Here’s some math on the costs of staying cool this summer: A decent window A/C unit costs roughly 14¢ an hour on your utility bill. A larger central-air system will cost you about 36¢ an hour to run. The energy needed to keep a typical ceiling fan humming, meanwhile, adds up to 1¢ for every three hours it’s on.
Figures come courtesy of the New York Times in a humongous story about the pros, cons, brilliance, and limitations of fans. While fans are obviously far less expensive to buy and operate, any argument for using them exclusively, with no A/C whatsoever, literally goes out the window on those nights when it’s 90 degrees and humid and even a hurricane-strength wind wouldn’t cool your home off.
One especially interesting point in the story is that today’s homes are tougher than ever to cool off, and why that is has nothing to do with global warming. Instead, architects who designed condos, offices, and houses in the last half-century tended to view ventilation and air flow as afterthoughts. The owners and workers in these buildings love views, so the architects provided lots of windows—and those windows created a stuffy greenhouse effect inside, which no fan could counter. And who needed fans anyway, what with air-conditioning?
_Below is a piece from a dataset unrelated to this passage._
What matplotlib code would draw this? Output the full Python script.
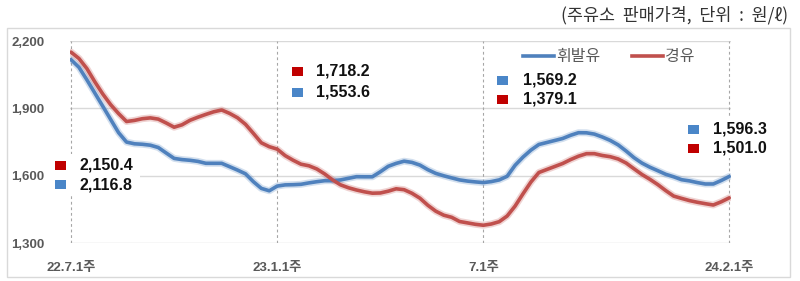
import matplotlib
matplotlib.use('Agg')
import matplotlib.pyplot as plt
from matplotlib.patches import Rectangle
from matplotlib.lines import Line2D

# ---------------- data ----------------
weeks = list(range(84))
gasoline = [2116.8, 2082.8, 2027.1, 1968.3, 1909.5, 1850.3, 1791.4, 1749.6, 1742.0, 1739.8,
            1735.7, 1725.5, 1701.0, 1676.9, 1671.6, 1668.5, 1663.6, 1655.1, 1655.0, 1655.0,
            1640.0, 1624.8, 1608.3, 1573.1, 1543.3, 1532.6, 1553.6, 1558.9, 1559.8, 1561.5,
            1567.8, 1573.1, 1577.6, 1577.6, 1581.1, 1588.3, 1595.4, 1595.0, 1595.0, 1617.2,
            1641.7, 1654.7, 1664.5, 1659.1, 1647.1, 1626.6, 1610.1, 1599.4, 1590.1, 1581.1,
            1575.8, 1572.2, 1569.2, 1573.6, 1581.1, 1597.2, 1646.2, 1682.7, 1713.9, 1738.9,
            1747.8, 1756.7, 1765.6, 1779.9, 1791.4, 1791.0, 1785.2, 1772.3, 1757.1, 1737.1,
            1709.9, 1680.1, 1656.0, 1637.7, 1622.1, 1606.1, 1595.0, 1582.0, 1576.7, 1569.1,
            1562.9, 1563.0, 1578.5, 1596.3]
diesel = [2150.4, 2122.0, 2077.0, 2018.2, 1963.9, 1916.2, 1876.5, 1841.3, 1846.2, 1853.8,
          1857.4, 1852.0, 1834.7, 1815.9, 1826.6, 1846.7, 1860.5, 1873.0, 1884.6, 1892.6,
          1877.4, 1857.8, 1828.9, 1788.3, 1746.4, 1729.1, 1718.2, 1689.4, 1668.9, 1651.1,
          1644.0, 1629.7, 1607.4, 1580.7, 1558.9, 1546.0, 1536.1, 1528.1, 1521.9, 1522.8,
          1530.8, 1541.5, 1537.5, 1521.5, 1499.6, 1468.0, 1441.7, 1423.9, 1414.5, 1395.8,
          1389.6, 1383.3, 1379.1, 1384.7, 1394.9, 1420.3, 1464.4, 1519.2, 1571.8, 1614.1,
          1627.5, 1640.8, 1654.2, 1671.6, 1686.7, 1697.9, 1698.0, 1689.9, 1684.5, 1674.3,
          1656.4, 1630.6, 1605.2, 1583.8, 1560.2, 1533.5, 1509.0, 1498.7, 1488.9, 1481.4,
          1475.1, 1469.3, 1483.6, 1501.0]
series_names = ['휘발유', '경유']
tick_pos = [0, 26, 52, 83]
tick_labels = ['22.7.1주', '23.1.1주', '7.1주', '24.2.1주']
y_ticks = [1300, 1600, 1900, 2200]
title = '(주유소  판매가격,  단위  :  원/ℓ)'
# callout groups: (series, value) rows
callout_rows = [
    [('diesel', 2150.4), ('gasoline', 2116.8)],
    [('diesel', 1718.2), ('gasoline', 1553.6)],
    [('gasoline', 1569.2), ('diesel', 1379.1)],
    [('gasoline', 1596.3), ('diesel', 1501.0)],
]

# ---------------- style ----------------
BLUE = '#4f81bd'
RED = '#c0504d'
SQ = {'gasoline': '#4a86c8', 'diesel': '#c00000'}
GRID = '#d9d9d9'
TXT = '#595959'
CJK = ['Noto Sans CJK KR', 'DejaVu Sans']
NUMF = ['Liberation Sans', 'Noto Sans CJK KR']

W, H = 800, 281
def fx(px):
    return px / W
def fy(py):
    return 1 - py / H

fig = plt.figure(figsize=(8, 2.81), dpi=100)
fig.patch.set_facecolor('white')

# outer frame
fig.add_artist(Rectangle((fx(7), fy(276.5)), (790 - 7) / W, (276.5 - 28) / H,
                         transform=fig.transFigure, fill=False,
                         edgecolor='#d9d9d9', lw=1.0, zorder=0))

ax = fig.add_axes([fx(70), fy(243), (731 - 70) / W, (243 - 41) / H])
ax.set_xlim(-0.13, 83.23)
ax.set_ylim(1300, 2200)
for s in ax.spines.values():
    s.set_visible(False)

for v in y_ticks:
    ax.axhline(v, color=GRID, lw=1.0, zorder=1)
for p in tick_pos:
    ax.axvline(p, color='#a6a6a6', lw=0.8, ls=(0, (2.5, 2.5)), zorder=1)

for vals, col in ((gasoline, BLUE), (diesel, RED)):
    ax.plot(weeks, vals, color=col, lw=5.0, alpha=0.25, solid_capstyle='round', zorder=2)
    ax.plot(weeks, vals, color=col, lw=2.6, solid_capstyle='round', zorder=3)

ax.set_yticks(y_ticks)
ax.set_yticklabels([f'{v:,}' for v in y_ticks], family=NUMF, fontsize=9.5,
                   fontweight='bold', color=TXT)
ax.set_xticks(tick_pos)
ax.set_xticklabels(tick_labels, family=NUMF, fontsize=9.5, fontweight='bold', color=TXT)
ax.tick_params(axis='y', length=0, pad=18.5)
ax.tick_params(axis='x', length=0, pad=14)

# legend
handles = [Line2D([], [], color=BLUE, lw=2.6), Line2D([], [], color=RED, lw=2.6)]
leg = fig.legend(handles, series_names, loc='center', bbox_to_anchor=(fx(609), fy(57)),
                 ncol=2, frameon=False, handlelength=1.9, handletextpad=0.15,
                 columnspacing=2.0, prop={'family': CJK, 'size': 11.5})
for t in leg.get_texts():
    t.set_color(TXT)

# title
fig.text(fx(788), fy(15), title, ha='right', va='center', fontsize=12.5,
         family=CJK, color='#333333')

# callouts
callout_geom = [
    # square x, text x, row y's, white background (x0, y0, x1, y1) or None
    (60.5, 79, (165.5, 184.5), (50, 154, 140, 195)),
    (297, 316, (71, 92), None),
    (502, 523, (80, 99), None),
    (693, 713, (129, 148), (686, 118, 772, 158)),
]
for rows, (sqx, tx, ys, bg) in zip(callout_rows, callout_geom):
    if bg is not None:
        x0, y0, x1, y1 = bg
        fig.add_artist(Rectangle((fx(x0), fy(y1)), (x1 - x0) / W, (y1 - y0) / H,
                                 transform=fig.transFigure, facecolor='white',
                                 edgecolor='none', zorder=1))
    for (name, val), y in zip(rows, ys):
        fig.add_artist(Rectangle((fx(sqx - 5.5), fy(y + 4.5)), 11 / W, 9 / H,
                                 transform=fig.transFigure, facecolor=SQ[name],
                                 edgecolor='none', zorder=2))
        fig.text(fx(tx), fy(y), f'{val:,.1f}', ha='left', va='center',
                 fontsize=11.5, fontweight='bold', family=NUMF, color='#111111', zorder=3)

fig.savefig('out.png', dpi=100, facecolor='white')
Perhaps if your home was built in the pre-A/C days (and it hasn’t been dramatically altered since), it can still be cooled off efficiently with strategically positioned fans. The Times story explains:
DON’T ask most architects how to cool a house with fans. Nathan Kipnis, the principal of an energy-conscious architecture firm in Evanston, Ill., pinpoints the 1920s as “the state of the art for ventilation.” Houses and apartments had awnings and porches to keep out the baking sun; transoms and operable skylights promoted air flow.
But “air-conditioning allowed people to forget everything they knew about common-sense ventilation design,” Mr. Kipnis said.
The easiest thing to do is just keep the A/C pumping. That’s also the more costly and environmentally un-friendly thing to do. While more complicated, a hybrid approach, in which fans are used most days, and the A/C is switched on as a last resort on the sweatiest nights, is probably doable, though. The payoff is cheaper utility bills, less environmental impact, and more fresh air.